Sadly, CalPERS has not even come clean on the full-disclosure standard that most of us would expect. As their hometown paper in Sacramento reported, CalPERS has not even required all its investment managers to disclose names of their placement agents. So the total tab for these middlemen will ultimately prove to be more than $125 million and may well include other political operatives once all the facts are disclosed.

I'm sure they will eventually set the record straight, but this pussyfooting seems hypocritical for an investment organization that has brazenly told corporate America how to runs its governance. If a Fortune 500 company behaved this badly, the CalPERS governance goon squad would be all over them. "Do what I say, not as I do" is still their clear message, and at some point CalPERS could lose its thin reed of remaining credibility in the institutional investment community. It's just not obvious to outsiders why this is taking so long, and CalPERS would do itself a big favor by explaining its delays, if they are procedurally beyond control.

I continue to urge public pension funds to adopt stricter ethical and business codes. So does New York Attorney General Andrew Cuomo, whose proposed Code of Conduct for pension funds should be the starting point for any state's pension-reform initiatives. Cuomo's proposal would prohibit public officials from trading on their contacts list, and prohibit excessive campaign contributions.

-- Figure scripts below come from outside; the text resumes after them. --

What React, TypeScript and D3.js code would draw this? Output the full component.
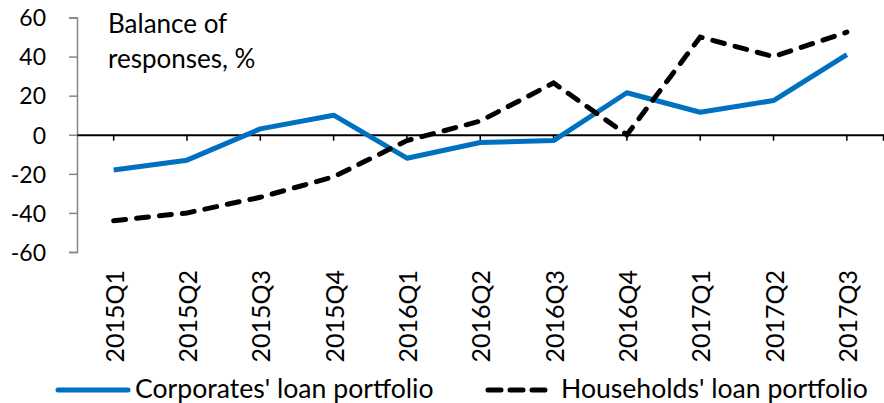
import React, { useEffect, useRef } from 'react'
import * as d3 from 'd3'

// Data
const quarters = ['2015Q1', '2015Q2', '2015Q3', '2015Q4', '2016Q1', '2016Q2', '2016Q3', '2016Q4', '2017Q1', '2017Q2', '2017Q3']
const corporates = [-18, -13, 3, 10, -12, -4, -3, 21.5, 11.5, 17.5, 41]
const households = [-44, -40, -32, -21.5, -3, 7, 26.5, 0, 50, 40, 52.5]
const yTicks = [-60, -40, -20, 0, 20, 40, 60]
const seriesNames = ["Corporates' loan portfolio", "Households' loan portfolio"]

const FONT = 'Lato, sans-serif'

function App() {
  const ref = useRef<SVGSVGElement | null>(null)

  useEffect(() => {
    const svg = d3.select(ref.current)
    svg.selectAll('*').remove()

    const x = d3.scaleBand<string>().domain(quarters).range([77, 883.5]).padding(0)
    const y = d3.scaleLinear().domain([-60, 60]).range([252, 17.5])
    const cx = (q: string) => (x(q) as number) + x.bandwidth() / 2

    // y axis
    const yAxis = d3.axisLeft(y)
      .tickValues(yTicks)
      .tickSize(8)
      .tickPadding(23)
      .tickFormat(d => String(d))
    const gy = svg.append('g').attr('transform', 'translate(77,0)').call(yAxis)
    gy.select('.domain').attr('stroke', '#868686').attr('stroke-width', 1.5)
    gy.selectAll('.tick line').attr('stroke', '#868686').attr('stroke-width', 1.5)
    gy.selectAll('.tick text')
      .attr('font-family', FONT)
      .attr('font-size', 23)
      .attr('fill', '#000')
      .attr('dy', '0.36em')

    // x axis on zero line
    const xAxis = d3.axisBottom(x).tickSize(0).tickFormat(() => '')
    const gx = svg.append('g').attr('transform', `translate(0,${y(0)})`).call(xAxis)
    gx.select('.domain').attr('stroke', '#000').attr('stroke-width', 2)
    gx.selectAll('.tick').remove()
    const tickXs = quarters.map(cx).concat([883.5])
    svg.append('g')
      .selectAll('line')
      .data(tickXs)
      .enter()
      .append('line')
      .attr('x1', d => d)
      .attr('x2', d => d)
      .attr('y1', y(0))
      .attr('y2', y(0) + 6)
      .attr('stroke', '#000')
      .attr('stroke-width', 1.5)

    // category labels
    svg.append('g')
      .selectAll('text')
      .data(quarters)
      .enter()
      .append('text')
      .attr('transform', d => `translate(${cx(d) + 10},270) rotate(-90)`)
      .attr('text-anchor', 'end')
      .attr('font-family', FONT)
      .attr('font-size', 25)
      .text(d => d)

    // lines
    const line = d3.line<number>()
      .x((d, i) => cx(quarters[i]))
      .y(d => y(d))

    svg.append('path')
      .datum(corporates)
      .attr('d', line)
      .attr('fill', 'none')
      .attr('stroke', '#0070C0')
      .attr('stroke-width', 5)
      .attr('stroke-linejoin', 'round')

    svg.append('path')
      .datum(households)
      .attr('d', line)
      .attr('fill', 'none')
      .attr('stroke', '#000')
      .attr('stroke-width', 5)
      .attr('stroke-linecap', 'round')
      .attr('stroke-dasharray', '12,11')

    // axis title
    const title = svg.append('text')
      .attr('font-family', FONT)
      .attr('font-size', 26)
      .attr('fill', '#000')
    title.append('tspan').attr('x', 108).attr('y', 33).text('Balance of')
    title.append('tspan').attr('x', 108).attr('y', 68).text('responses, %')

    // legend
    const legend = svg.append('g')
    legend.append('line')
      .attr('x1', 58).attr('x2', 128).attr('y1', 390).attr('y2', 390)
      .attr('stroke', '#0070C0').attr('stroke-width', 5)
      .attr('stroke-linecap', 'round')
    legend.append('text')
      .attr('x', 135).attr('y', 398)
      .attr('font-family', FONT).attr('font-size', 26.6)
      .text(seriesNames[0])
    legend.append('line')
      .attr('x1', 488).attr('x2', 545).attr('y1', 390).attr('y2', 390)
      .attr('stroke', '#000').attr('stroke-width', 5)
      .attr('stroke-linecap', 'round')
      .attr('stroke-dasharray', '13,9')
    legend.append('text')
      .attr('x', 561).attr('y', 398)
      .attr('font-family', FONT).attr('font-size', 26.6)
      .text(seriesNames[1])
  }, [])

  return (
    <svg
      ref={ref}
      width={884}
      height={403}
      style={{ position: 'absolute', left: 0, top: 0, background: '#fff' }}
    />
  )
}

export default App
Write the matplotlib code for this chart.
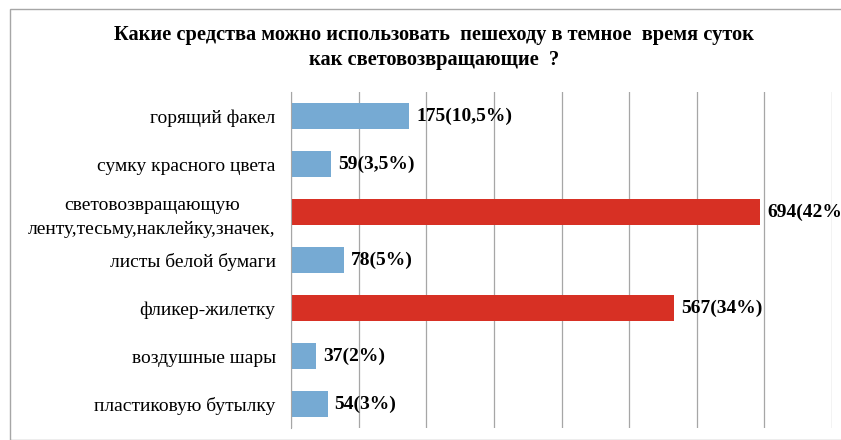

Professional associations are beginning to address this issue, although efforts thus far have been watered down by the reluctance of appointed administrators to stand up to their elected trustees -- who are the root of many of these problems. That's why all eyes should focus next week on the important work of the Government Finance Officers Association's committee on benefits/retirement administration, which is considering a "best practice" on governance that could set a new standard for how these conflict of interest issues should be addressed. Next month, I'll report on any constructive developments that emerge from that committee (whose recommendations must then be approved by the GFOA executive board and its general members before adoption).

Meanwhile, pension trustees and administrators should focus on these precepts:

1. Placement agents have no business meeting with trustees. Limit their contacts to the independent investment consultant and/or the professional staff to keep politics out of the game.

2. Campaign contributions above the statewide average for individuals, to anybody involved in the pension fund governance process, should be prohibited.

3. Gifts and perks that exceed the $100 annual limit imposed on registered investment representatives by the FINRA regulators should apply to all pension plan vendors. If it's appropriate for securities salespeople, it should apply to all peddlers.

4. Trustees who receive campaign funds or gifts from anybody directly or indirectly related to the investment process must be barred from voting on any issue in which they have such an obvious conflict of interest. Better yet, they should be barred from voting on any investment decision as a matter of censure.

5. Former employees or trustees of a retirement system should be barred from any professional relationship with that plan for 3 years. Revolving-door lobbyists and peddlers are a disgrace to the profession.

Hopefully, the Securities and Exchange Commission will soon crack down on the placement agent industry with rules comparable to those enforced for securities representatives. Until then, state and local government leaders and their pension fund trustees must take the initiative and provide the leadership needed to clean up this dirty nest.